Reproduce the listing word for word. Skip any image.

* Begin DATA SEGMENT *

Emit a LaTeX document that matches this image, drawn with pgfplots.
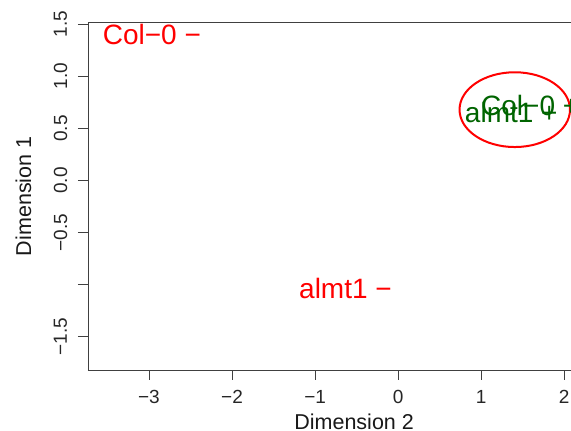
\documentclass[border=0pt]{standalone}
\usepackage{fontspec}
\setmainfont{Liberation Sans}
\usepackage{pgfplots}
\pgfplotsset{compat=1.18}
\definecolor{rgreen}{RGB}{0,100,0}
\begin{document}
\begin{tikzpicture}
\begin{axis}[
  scale only axis, width=483pt, height=347.3pt,
  xmin=-3.734, xmax=2.081, ymin=-1.82, ymax=1.515,
  axis x line=box, axis y line*=left,
  tick pos=left, tick align=outside, major tick length=10pt,
  xtick={-3,-2,-1,0,1,2}, xticklabels={−3,−2,−1,0,1,2},
  ytick={-1.5,-1,-0.5,0,0.5,1,1.5}, yticklabels={−1.5,,−0.5,0.0,0.5,1.0,1.5},
  axis line style={black!75, line width=0.8pt},
  tick style={black!75, line width=0.8pt},
  ticklabel style={font=\fontsize{19}{22}\selectfont, text=black!85},
  xticklabel style={anchor=center},
  yticklabel style={rotate=90, anchor=center},
  xticklabel shift=16.8pt,
  yticklabel shift=17.5pt,
  label style={font=\fontsize{21.5}{25}\selectfont, text=black!90},
  xlabel={Dimension 2}, ylabel={Dimension 1},
  xlabel style={at={([yshift=-52pt]rel axis cs:0.551,0)}, anchor=center},
  ylabel style={at={([xshift=-64.5pt]rel axis cs:0,0.5)}, anchor=center},
  clip=false,
  every node near coord/.append style={font=\fontsize{28}{32}\selectfont, anchor=center},
]
\coordinate (sw) at (rel axis cs:0,0);
\coordinate (ne) at (rel axis cs:1,1);
\draw[red, line width=2pt] (axis cs:1.404,0.680) ellipse [x radius=0.665, y radius=0.359];
\addplot[only marks, mark=none, nodes near coords, point meta=explicit symbolic,
  every node near coord/.append style={text=red}]
  coordinates {(-2.965,1.398) [Col−0 −] (-0.634,-1.04) [almt1 −]};
\addplot[only marks, mark=none, nodes near coords, point meta=explicit symbolic,
  every node near coord/.append style={text=rgreen}]
  coordinates {(1.59,0.723) [Col−0 +] (1.362,0.655) [almt1 +]};
\end{axis}
\pgfresetboundingbox
\path[use as bounding box] ([shift={(-88pt,-61pt)}]sw) rectangle ([shift={(0pt,22.7pt)}]ne);
\end{tikzpicture}
\end{document}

* End DATA SEGMENT *

*TASK OUTPUT*
Emit a LaTeX document that matches this image, drawn with pgfplots.
\documentclass[border=0pt]{standalone}
\usepackage{fontspec}
\setmainfont{Liberation Sans}
\usepackage{pgfplots}
\pgfplotsset{compat=1.18}
\definecolor{rgreen}{RGB}{0,100,0}
\begin{document}
\begin{tikzpicture}
\begin{axis}[
  scale only axis, width=483pt, height=347.3pt,
  xmin=-3.734, xmax=2.081, ymin=-1.82, ymax=1.515,
  axis x line=box, axis y line*=left,
  tick pos=left, tick align=outside, major tick length=10pt,
  xtick={-3,-2,-1,0,1,2}, xticklabels={−3,−2,−1,0,1,2},
  ytick={-1.5,-1,-0.5,0,0.5,1,1.5}, yticklabels={−1.5,,−0.5,0.0,0.5,1.0,1.5},
  axis line style={black!75, line width=0.8pt},
  tick style={black!75, line width=0.8pt},
  ticklabel style={font=\fontsize{19}{22}\selectfont, text=black!85},
  xticklabel style={anchor=center},
  yticklabel style={rotate=90, anchor=center},
  xticklabel shift=16.8pt,
  yticklabel shift=17.5pt,
  label style={font=\fontsize{21.5}{25}\selectfont, text=black!90},
  xlabel={Dimension 2}, ylabel={Dimension 1},
  xlabel style={at={([yshift=-52pt]rel axis cs:0.551,0)}, anchor=center},
  ylabel style={at={([xshift=-64.5pt]rel axis cs:0,0.5)}, anchor=center},
  clip=false,
  every node near coord/.append style={font=\fontsize{28}{32}\selectfont, anchor=center},
]
\coordinate (sw) at (rel axis cs:0,0);
\coordinate (ne) at (rel axis cs:1,1);
\draw[red, line width=2pt] (axis cs:1.404,0.680) ellipse [x radius=0.665, y radius=0.359];
\addplot[only marks, mark=none, nodes near coords, point meta=explicit symbolic,
  every node near coord/.append style={text=red}]
  coordinates {(-2.965,1.398) [Col−0 −] (-0.634,-1.04) [almt1 −]};
\addplot[only marks, mark=none, nodes near coords, point meta=explicit symbolic,
  every node near coord/.append style={text=rgreen}]
  coordinates {(1.59,0.723) [Col−0 +] (1.362,0.655) [almt1 +]};
\end{axis}
\pgfresetboundingbox
\path[use as bounding box] ([shift={(-88pt,-61pt)}]sw) rectangle ([shift={(0pt,22.7pt)}]ne);
\end{tikzpicture}
\end{document}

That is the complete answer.